The standard features for the Formal are: 46-inch extended wheel base, full vinyl top, rear opera window, color keyed velour headlining, two illuminated side beverage compartments with drains and center bar console among others, the younger Dencker said.

“The improved interior design will provide molded, self-storing seating. The vis-à-vis seats can now be folded to fit into a self-strong position which transforms the interior into a spacious passenger compartment. Built-in head rests add to the amenities of this new model,” he said.

New locations for the air conditioning and heating outlets will assure passengers of complete comfort in any weather, he said.

A new console for the electronic components including television and video cassette recorder is also available, Douglas said. Optional equipment includes a power-jet spray bar, ice containers and holders for crystal decanters and glasses, he added. Armored limousines are also offered, he said.

“For customers wishing the ultimate in technological advances, Bradford is able to install a mini-computer facility,” Douglas Dencker said.
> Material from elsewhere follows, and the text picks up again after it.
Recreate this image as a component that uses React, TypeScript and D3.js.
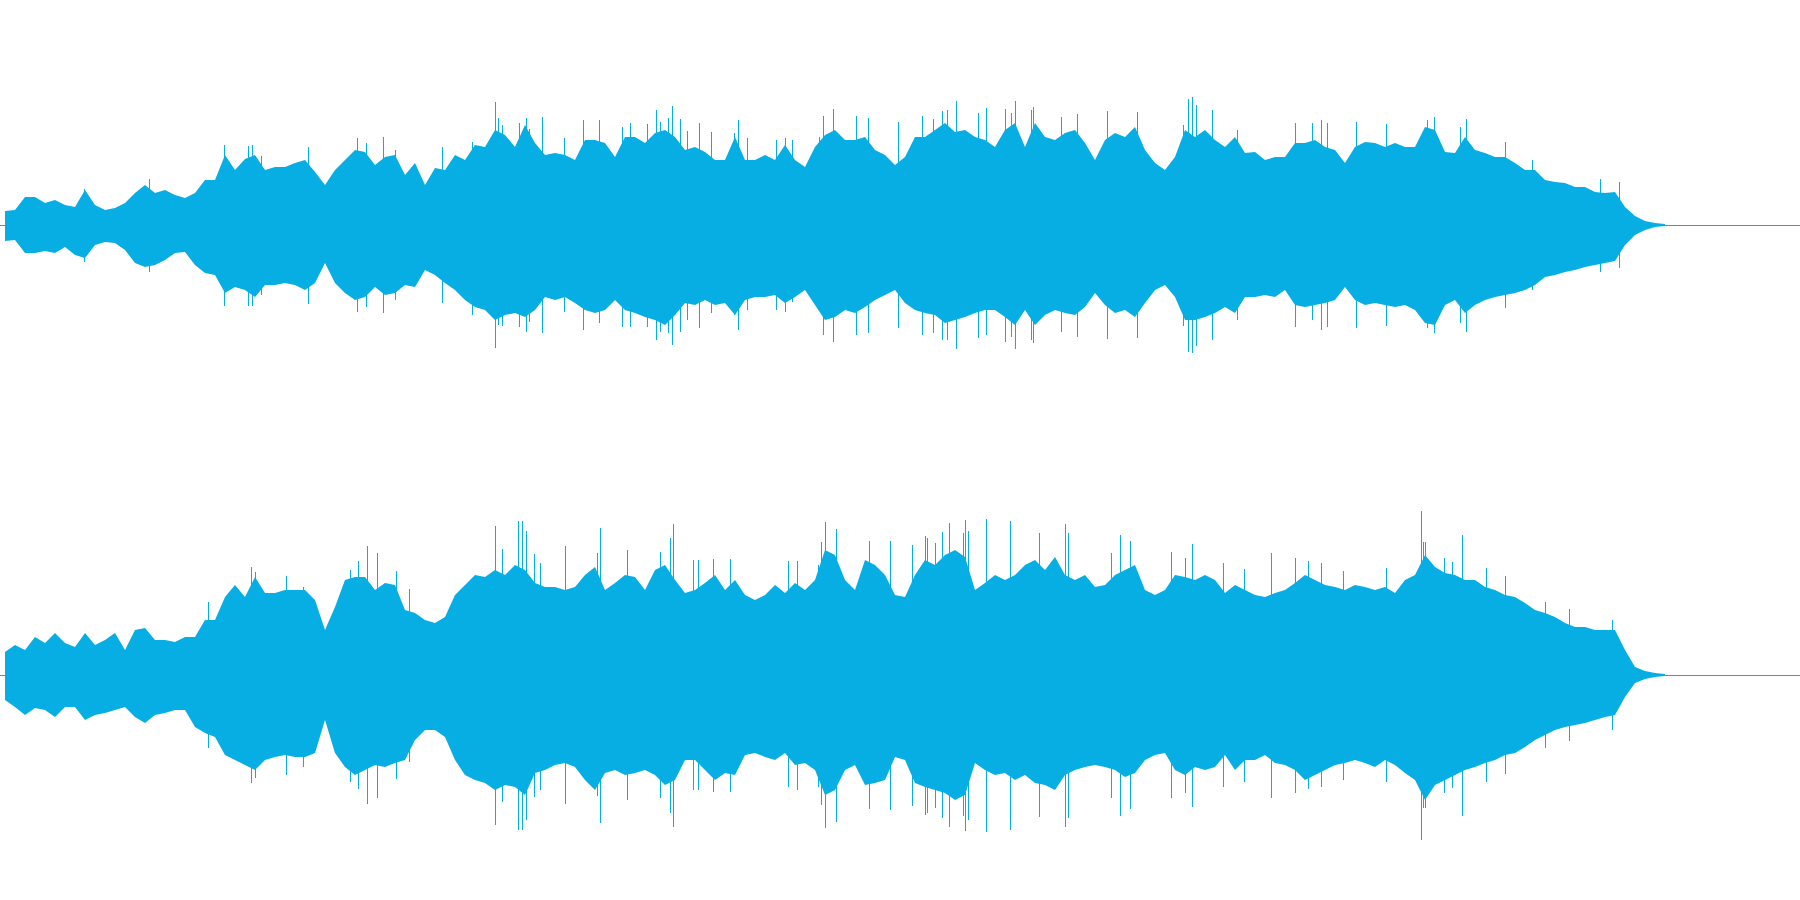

He is excited about the future of limousine business, and sees the computers and electronic equipment transforming the limousine into an office on wheels. “The harried and busy executive will be able to conduct business while traveling,” he said.

For the funeral industry, Bradford offers a three-place bench seat with a self-storing feature that can transform the passenger compartment to comfortably seat six, he said.

“This quiet folding and storage of companion seats will undoubtedly become an outstanding feature of the Formal Limousine.”

“The best is yet to come in the limousine business and we are ready for it,” he said.